# start of Data lines

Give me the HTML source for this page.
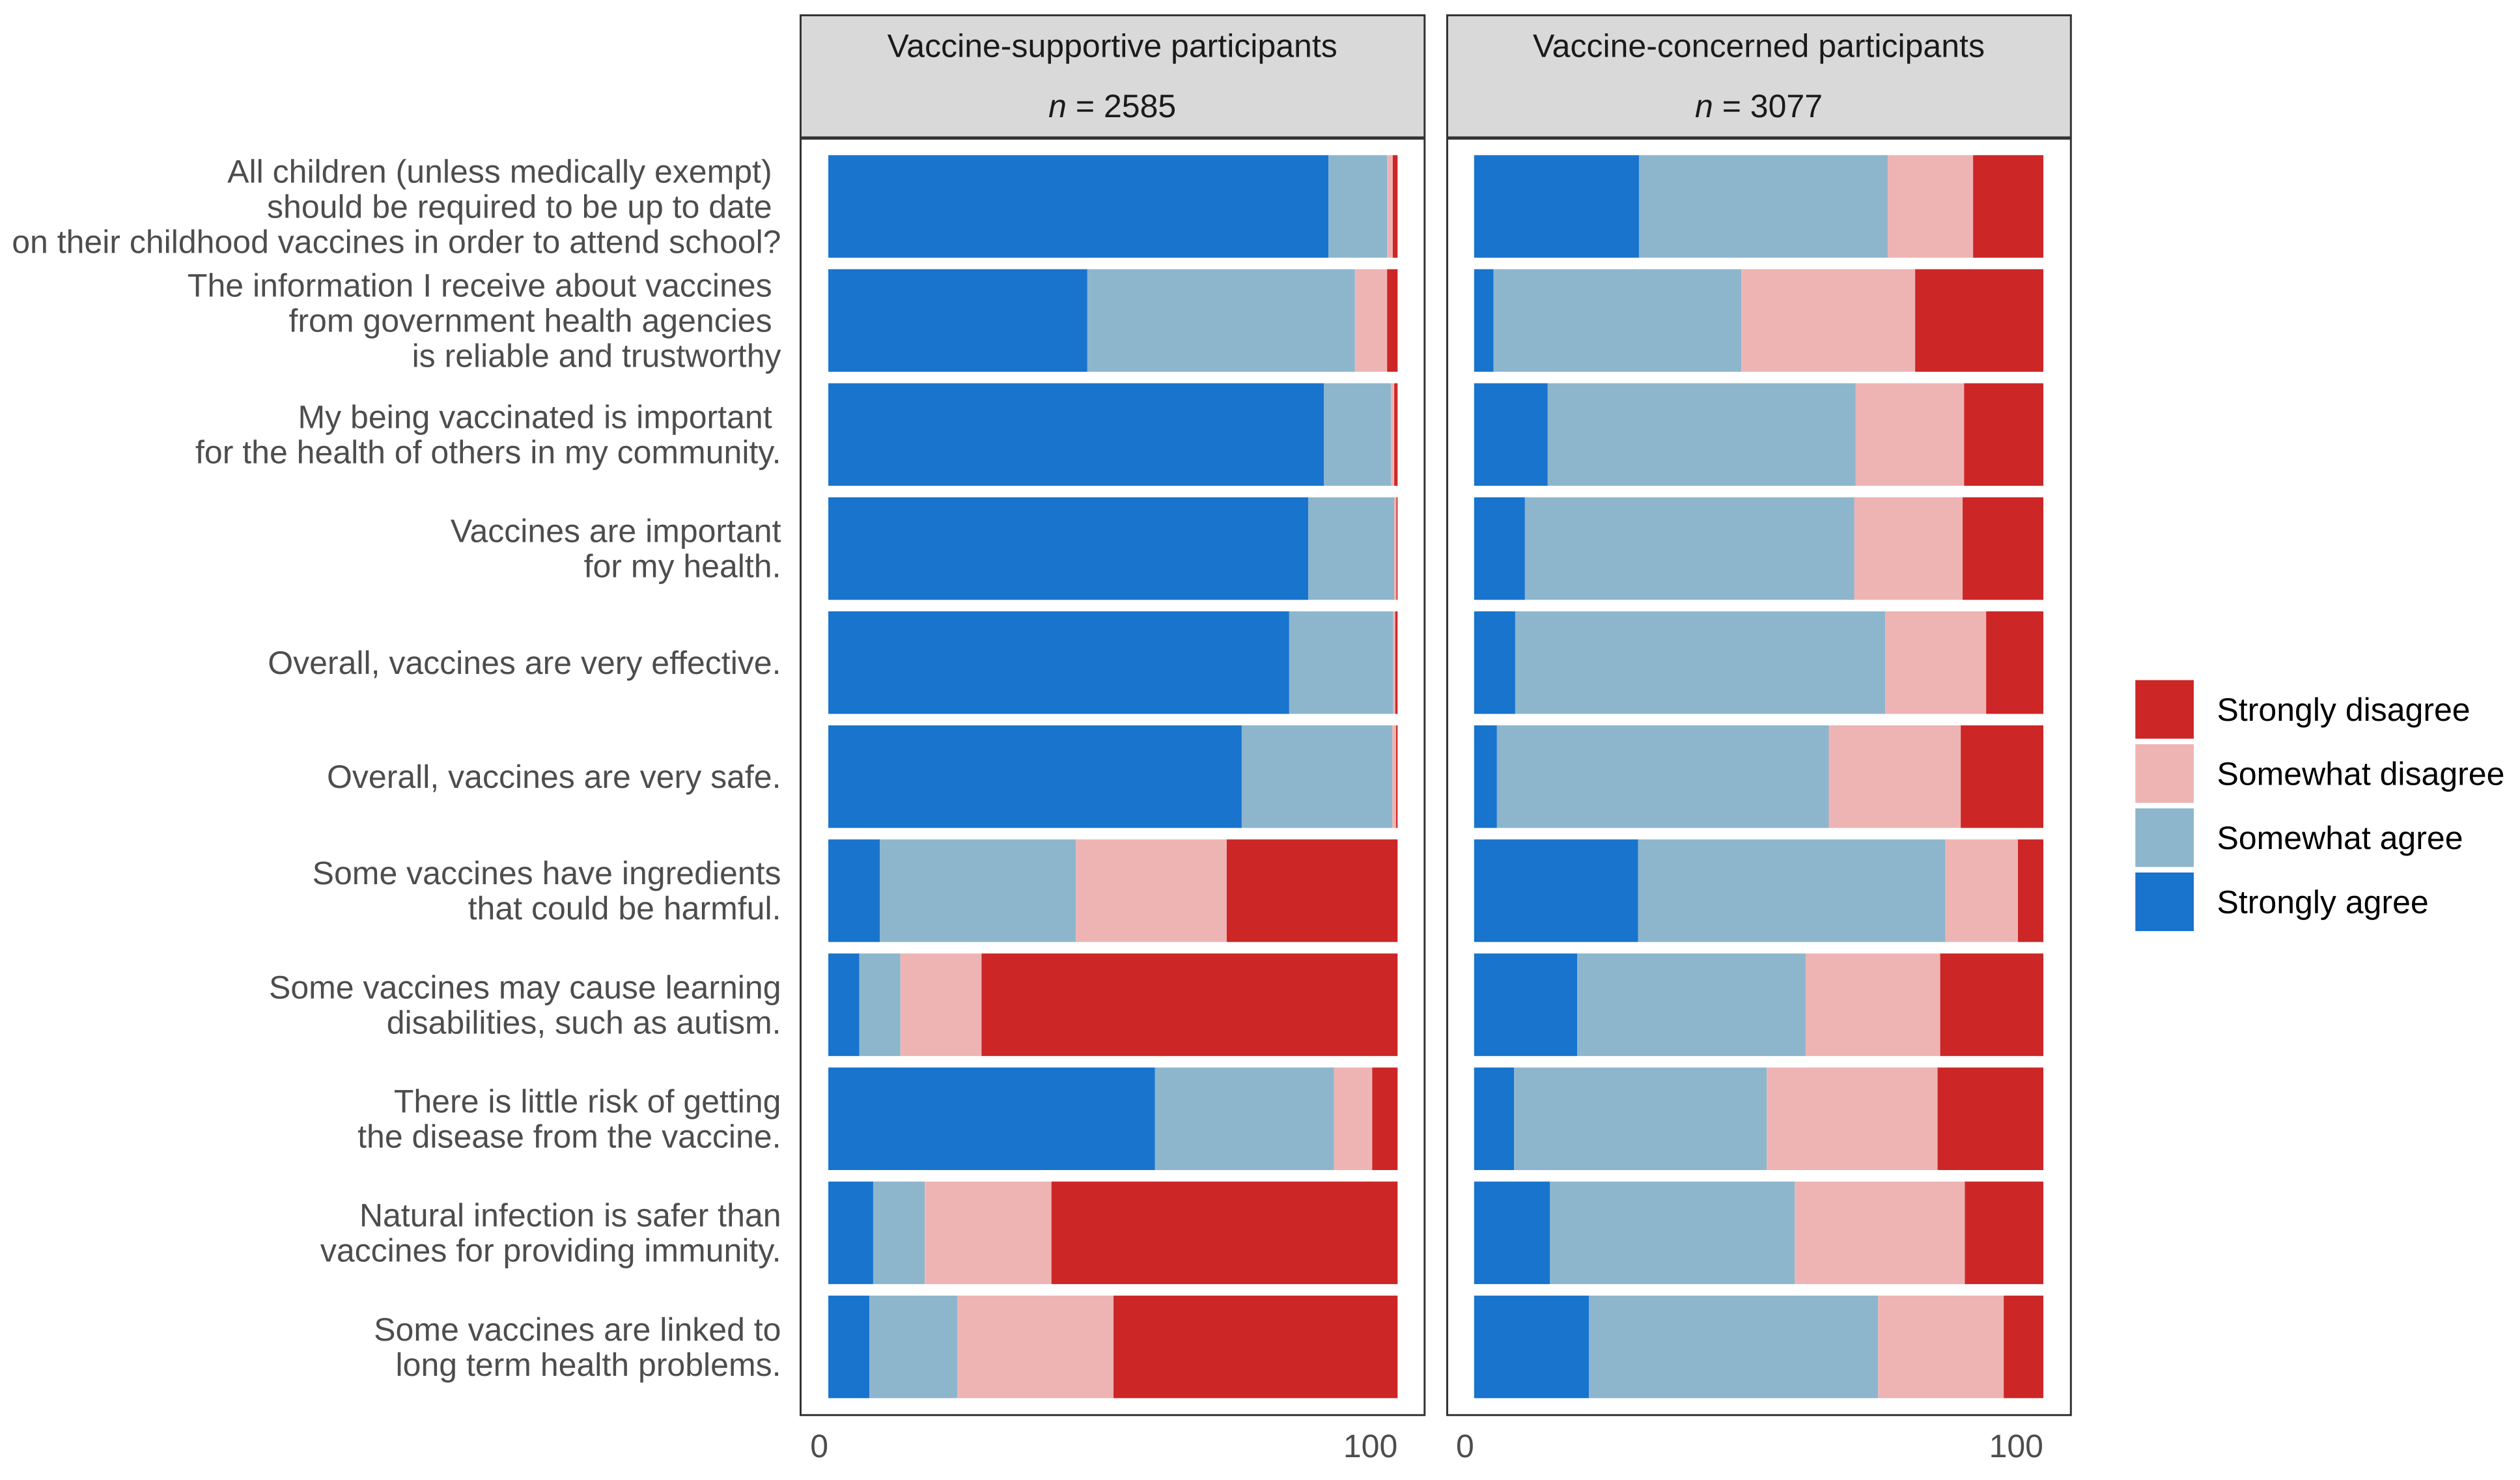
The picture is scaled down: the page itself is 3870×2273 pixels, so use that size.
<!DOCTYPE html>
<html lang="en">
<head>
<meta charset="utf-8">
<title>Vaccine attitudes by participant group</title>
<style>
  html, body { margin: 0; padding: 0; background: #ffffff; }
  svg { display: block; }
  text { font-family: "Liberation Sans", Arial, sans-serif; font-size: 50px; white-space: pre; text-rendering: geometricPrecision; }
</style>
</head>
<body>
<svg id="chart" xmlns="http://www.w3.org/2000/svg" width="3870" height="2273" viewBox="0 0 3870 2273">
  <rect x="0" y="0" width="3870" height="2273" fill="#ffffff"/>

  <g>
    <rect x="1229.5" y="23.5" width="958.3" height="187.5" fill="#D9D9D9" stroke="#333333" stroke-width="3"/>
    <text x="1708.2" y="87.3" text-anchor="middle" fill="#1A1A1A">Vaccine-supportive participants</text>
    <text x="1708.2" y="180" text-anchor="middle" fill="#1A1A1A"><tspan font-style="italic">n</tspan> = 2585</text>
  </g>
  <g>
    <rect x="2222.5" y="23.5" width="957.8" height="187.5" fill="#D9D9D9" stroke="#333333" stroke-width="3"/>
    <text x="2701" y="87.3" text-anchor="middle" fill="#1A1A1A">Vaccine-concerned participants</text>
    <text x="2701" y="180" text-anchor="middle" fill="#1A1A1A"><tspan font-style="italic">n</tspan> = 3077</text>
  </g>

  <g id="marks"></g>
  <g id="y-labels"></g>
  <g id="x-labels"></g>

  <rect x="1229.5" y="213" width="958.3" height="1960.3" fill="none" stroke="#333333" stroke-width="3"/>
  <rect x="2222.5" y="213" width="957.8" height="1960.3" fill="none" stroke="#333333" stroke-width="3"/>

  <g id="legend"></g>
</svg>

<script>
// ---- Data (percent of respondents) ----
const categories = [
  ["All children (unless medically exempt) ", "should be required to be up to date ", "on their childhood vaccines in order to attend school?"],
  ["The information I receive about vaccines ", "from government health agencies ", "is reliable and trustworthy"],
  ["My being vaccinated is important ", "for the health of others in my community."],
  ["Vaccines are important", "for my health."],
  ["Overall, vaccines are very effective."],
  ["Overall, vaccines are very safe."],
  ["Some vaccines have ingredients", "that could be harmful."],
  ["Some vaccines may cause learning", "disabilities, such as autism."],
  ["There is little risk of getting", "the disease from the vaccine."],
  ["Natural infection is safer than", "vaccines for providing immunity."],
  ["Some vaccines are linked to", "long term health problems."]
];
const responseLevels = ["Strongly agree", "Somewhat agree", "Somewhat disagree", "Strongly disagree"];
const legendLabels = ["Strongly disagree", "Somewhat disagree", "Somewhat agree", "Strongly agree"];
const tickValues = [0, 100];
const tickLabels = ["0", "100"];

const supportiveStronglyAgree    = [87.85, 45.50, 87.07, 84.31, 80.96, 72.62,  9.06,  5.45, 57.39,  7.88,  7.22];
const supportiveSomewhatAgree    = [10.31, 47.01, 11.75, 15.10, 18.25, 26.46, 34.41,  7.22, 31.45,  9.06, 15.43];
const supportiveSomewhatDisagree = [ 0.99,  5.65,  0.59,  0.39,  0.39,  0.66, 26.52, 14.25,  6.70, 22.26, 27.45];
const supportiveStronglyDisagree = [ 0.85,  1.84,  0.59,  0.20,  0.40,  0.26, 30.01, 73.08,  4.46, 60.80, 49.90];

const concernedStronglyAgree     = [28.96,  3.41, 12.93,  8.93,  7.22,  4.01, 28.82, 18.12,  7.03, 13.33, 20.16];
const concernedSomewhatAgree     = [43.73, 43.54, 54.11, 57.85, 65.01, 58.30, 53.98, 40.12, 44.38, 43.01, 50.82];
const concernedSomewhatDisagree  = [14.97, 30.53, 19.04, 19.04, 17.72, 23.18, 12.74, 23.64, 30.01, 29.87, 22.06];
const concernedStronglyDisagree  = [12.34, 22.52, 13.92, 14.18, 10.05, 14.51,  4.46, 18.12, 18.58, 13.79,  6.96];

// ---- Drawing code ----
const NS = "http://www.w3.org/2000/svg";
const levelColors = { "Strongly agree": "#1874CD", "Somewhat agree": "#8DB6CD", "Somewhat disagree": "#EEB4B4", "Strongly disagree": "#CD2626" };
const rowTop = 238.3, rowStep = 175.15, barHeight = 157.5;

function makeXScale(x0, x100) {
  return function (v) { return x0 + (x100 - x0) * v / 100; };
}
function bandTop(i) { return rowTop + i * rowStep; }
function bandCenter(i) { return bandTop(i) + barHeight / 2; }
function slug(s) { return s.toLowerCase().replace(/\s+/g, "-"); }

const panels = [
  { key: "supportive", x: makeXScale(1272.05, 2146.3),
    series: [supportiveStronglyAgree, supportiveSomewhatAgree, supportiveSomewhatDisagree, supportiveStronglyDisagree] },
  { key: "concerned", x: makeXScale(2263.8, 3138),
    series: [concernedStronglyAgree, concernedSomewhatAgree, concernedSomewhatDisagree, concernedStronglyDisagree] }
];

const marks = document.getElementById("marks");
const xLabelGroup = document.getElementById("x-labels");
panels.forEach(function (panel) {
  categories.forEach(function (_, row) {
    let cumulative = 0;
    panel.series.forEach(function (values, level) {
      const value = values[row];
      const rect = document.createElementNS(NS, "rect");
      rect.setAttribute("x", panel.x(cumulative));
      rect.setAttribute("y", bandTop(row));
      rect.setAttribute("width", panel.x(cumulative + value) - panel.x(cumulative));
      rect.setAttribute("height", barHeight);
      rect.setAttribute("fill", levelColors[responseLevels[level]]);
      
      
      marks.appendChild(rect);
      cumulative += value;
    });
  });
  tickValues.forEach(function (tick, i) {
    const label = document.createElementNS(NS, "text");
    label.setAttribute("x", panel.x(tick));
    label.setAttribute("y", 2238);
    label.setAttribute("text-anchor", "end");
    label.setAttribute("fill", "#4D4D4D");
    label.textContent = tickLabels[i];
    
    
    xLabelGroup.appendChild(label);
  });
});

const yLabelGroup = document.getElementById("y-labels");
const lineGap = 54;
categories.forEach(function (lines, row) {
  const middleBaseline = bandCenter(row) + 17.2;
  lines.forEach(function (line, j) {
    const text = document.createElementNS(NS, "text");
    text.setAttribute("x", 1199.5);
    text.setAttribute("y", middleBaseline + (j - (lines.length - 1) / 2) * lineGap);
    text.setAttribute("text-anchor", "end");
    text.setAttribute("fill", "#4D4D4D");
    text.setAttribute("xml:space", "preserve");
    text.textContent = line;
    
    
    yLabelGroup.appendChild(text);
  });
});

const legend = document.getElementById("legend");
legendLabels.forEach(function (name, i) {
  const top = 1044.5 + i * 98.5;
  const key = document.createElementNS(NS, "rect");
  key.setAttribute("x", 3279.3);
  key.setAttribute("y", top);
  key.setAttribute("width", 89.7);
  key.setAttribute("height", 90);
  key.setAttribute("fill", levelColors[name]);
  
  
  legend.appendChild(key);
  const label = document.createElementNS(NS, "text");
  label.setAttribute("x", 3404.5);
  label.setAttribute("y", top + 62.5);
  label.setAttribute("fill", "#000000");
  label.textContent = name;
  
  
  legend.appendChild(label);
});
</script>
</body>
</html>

# end of Data lines

> _Written task_: Copy out each line of the data containing the string "size".

> _Expected answer_:
The picture is scaled down: the page itself is 3870×2273 pixels, so use that size.
  text { font-family: "Liberation Sans", Arial, sans-serif; font-size: 50px; white-space: pre; text-rendering: geometricPrecision; }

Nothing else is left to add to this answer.